A related question is what will happen to EPac hurricane tracks in a substantially warmer climate. Right now they very rarely get to L.A., but has anyone looked for evidence of past more northerly strikes?

Michael Tobis said...

I don't have specific answers about specific regions, and I doubt anyone else does either as yet.

It's conceivable to me that evidence of landfalling hurricanes might be hard to come by in some locations. That is, the record may be unclear.

Huber's ingenious approach looks at the global scale rather than at the local scale.

To me, the Brazil hurricane of a few years back and the Oman hurricane this week are at least anecdotal support for the idea that the range of tropical storms might increase. I don't know of any strong dynamical or paleoclimatological arguments that this will or won't happen, though.

It's entirely possible that hurricanes in some existing tropical storm region, for instance, North Atlantic hurricanes, will decline. There are regional controls emerging from the large scale flow (wind shear, specifically) that may consistently shift to protect some region or another. What Huber is saying is about the global total, which must go up to maintain an energy balance.

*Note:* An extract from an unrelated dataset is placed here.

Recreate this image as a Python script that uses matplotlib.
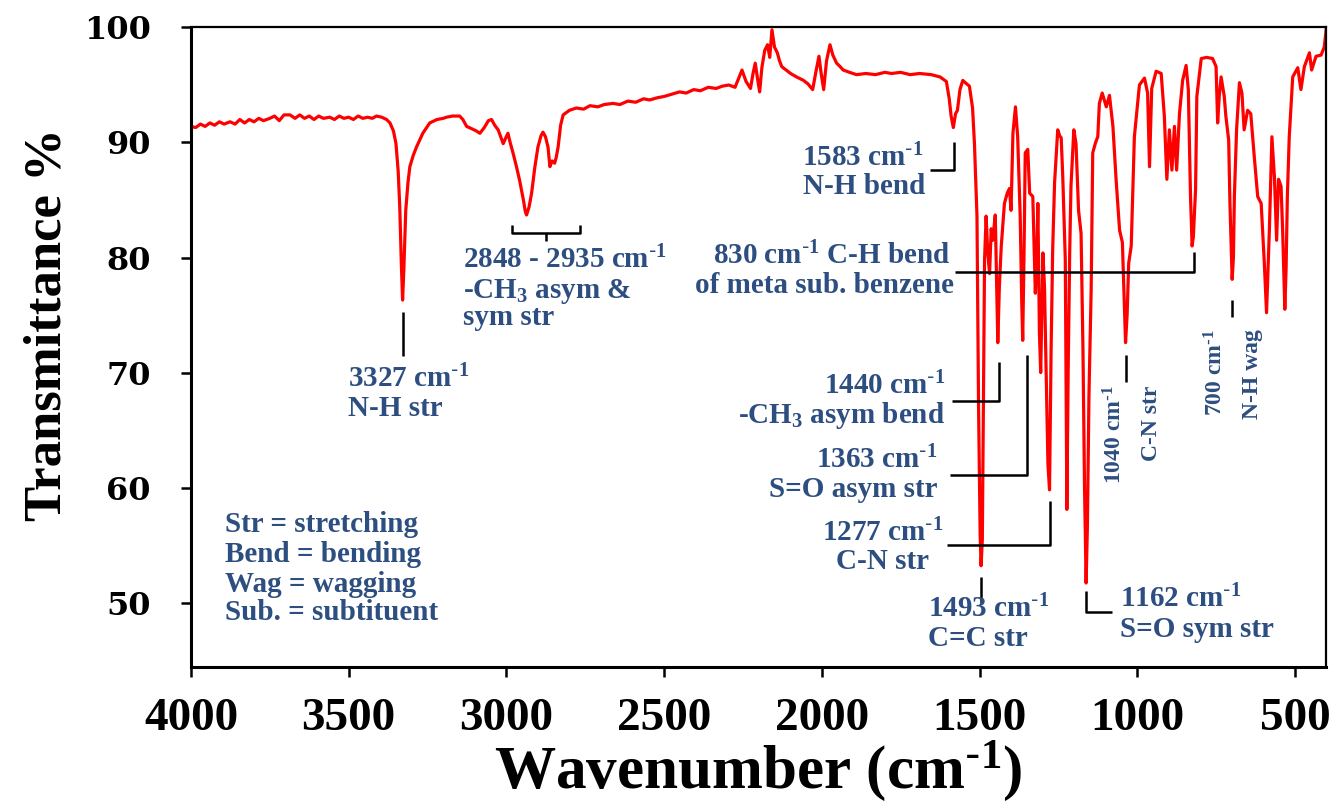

The news here is that tropical storms aren't just freaks of nature, but an important intrinsic part of the heat engine that maintains the climate system.

Anonymous said...

From New Scientist - a pointer to new research indicating that the increase in tropical storms seen thus far is within past variability as measured from coral cores.

Of course this doesn't invalidate the idea that warming will cause more storms, just that we can't be sure we've seen any evidence of it yet.

Coral reveals increased hurricanes may be the norm

The recent increase in the number of major Atlantic hurricanes may just be a return to the norm after a period of unusually low storm frequency, say researchers.

Johan Nyberg of the Geological Survey of Sweden and colleagues used marine sediment cores of coral samples from the northeast Caribbean to build a proxy record of wind shear and sea-surface temperatures since 1730, and from this they estimated hurricane activity since that time....

Michael Tobis said...

matthew huber in response to this blog entry:

"cool... btw, in response to the question there is a paper exactly on a hurricane record at the petm in spain by birger schmit.came out in the past year."

Anonymous said...

The Schmitz paper is here. Although it doesn't make a direct claim about tropical cyclones, I expect it's the case that it would be hard to get that kind of precipitation increase without them.

Regarding possible proxy records of TCs in more recent pre-Pleistocene warm climates, off-hand I can't think of any candidate lakes in SoCal. OTOH it's early days for this sort of study and perhaps there are other proxies that could be used. IIRC, e.g., there was a recent paper that used stalagmites from Puerto Rico.

Anonymous said...

Speaking of climate disasters, I thought this recent research was absolutely fascinating (to say nothing of scary). Considering how recent this event was and what a repeat of it would do to the U.S., I'm surprised it's gotten little or no press coverage. It seems like a tremendous paleo-modeling opportunity. (Also, have a look at the single comment to the linked post. It's a perfect illustration of a very common kind of denialism.)